EVERETT — Purdue Pharma, the maker of a prescription pain medication, is asking a federal judge to toss out a lawsuit filed by the city of Everett that alleges the multibillion-dollar company ignored rampant diversion of OxyContin to the black market.
Purdue claims that the city’s allegations are largely based on a false theory that the pharmaceutical company didn’t alert law enforcement of illegal diversion. The records in two criminal prosecutions into drug trafficking show that “law enforcement was, at the time, already aware of, and investigating, the criminal conduct of physicians, pharmacies and gang members at issue,” Purdue’s attorney, Thomas Adams, wrote in court papers.
The motion filed Monday in U.S. District Court in Seattle makes several legal arguments, including claims that Everett lacks the standing to sue the drug maker or hold it responsible for the city’s costs associated with responding to addiction and crime.
“While we are deeply troubled by the abuse and misuse of our medication, this lawsuit paints a completely flawed and inaccurate portrayal of events that led to the crisis in Everett,” the company wrote on its website.
Everett claims that Purdue allowed its product to flow into the hands of “pill mills” and drug rings. The diversion resulted in drug abuse, addiction and crime here, Everett’s lawyers claim. The Daily Herald first reported about the lawsuit in January.

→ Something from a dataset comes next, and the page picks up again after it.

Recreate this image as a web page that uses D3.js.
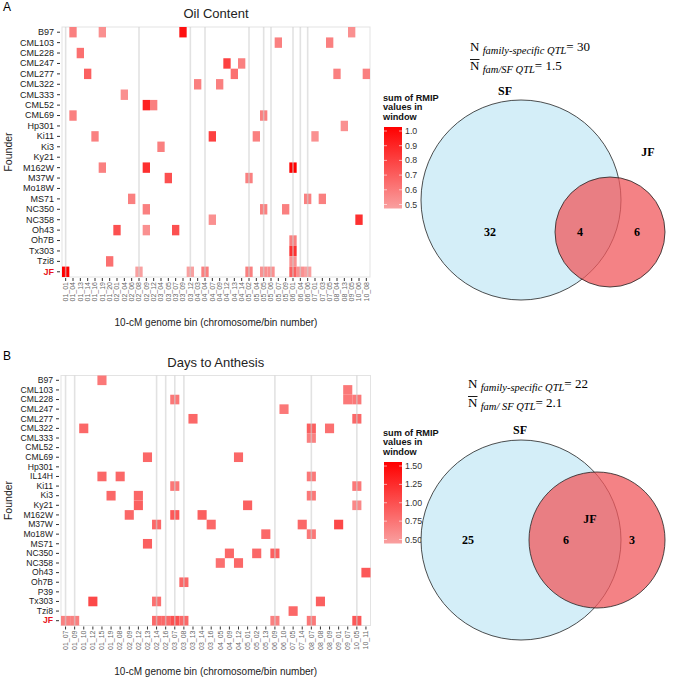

Everett had been studying for months how to make a case that Purdue is responsible for the community’s surge in overdose deaths, homelessness and street crime, Mayor Ray Stephanson told The Daily Herald. Many believe that prescription pain medication abuse has led to the heroin crisis across the country.
“We are going to go at them, and we are going to go at them hard,” Stephanson said in January.
The lawsuit doesn’t name a dollar amount. It notes, however, that Everett has spent and will need to spend significant tax dollars to address addiction in the community.
“The city and our outside legal counsel have received Purdue’s response to our lawsuit, and we look forward to presenting our arguments to the court refuting Purdue’s position,” the city said in a statement released Tuesday. “The city remains committed to holding Purdue accountable for allowing OxyContin to be funneled into the black market, causing the current opioid crisis in Everett.
Purdue was sued a decade ago in Washington. Several states alleged it had engaged in deceptive marketing practices. The company agreed to pay the states $19.5 million as part of a consent judgment. Washington received more than $700,000. As part of the judgment, Purdue agreed to implement diversion detection programs.
Everett’s lawsuit claims that Purdue ignored its obligations. It points to the criminal prosecution of Jevon Lawson, a California transplant, living in Snohomish County, who was selling large amounts of OxyContin. The Daily Herald wrote about Lawson’s indictment in 2011.
The lawsuit also points to a drug ring in Los Angeles that “formed a clinic called Lake Medical to use as a front for its racketeering operation,” Seattle attorney Chris Huck wrote in the lawsuit. Everett hired Huck’s firm to take on Purdue.
The lawsuit included a series of emails reportedly from Purdue representatives about their knowledge of suspicious activity at Lake Medical.
Purdue disputes the claim, saying law enforcement was aware of Lake Medical and Lawson dating back to 2009.
Records show that federal agents and the Snohomish Regional Drug and Gang Task Force had launched an investigation into Lawson in 2007. By June 2008, law enforcement had searched Lawson’s Mill Creek-area house and made undercover buys. He admitted then that he was selling OxyContin.
Purdue also claims that the Drug Enforcement Administration advised a wholesale distributor in 2009 that Lake Medical was under investigation.
“In short, Purdue cannot have been a proximate cause for not advising law enforcement what public filings demonstrate law enforcement already knew,” Adams wrote.
The city would impose a duty on Purdue to “protect local municipalities against intentional, illegal trafficking of that prescription drug by criminals in their municipalities based on an obligation to monitor and report to law enforcement ‘suspicious orders’ of the prescription drug more than 1,000 miles away,” Adams wrote.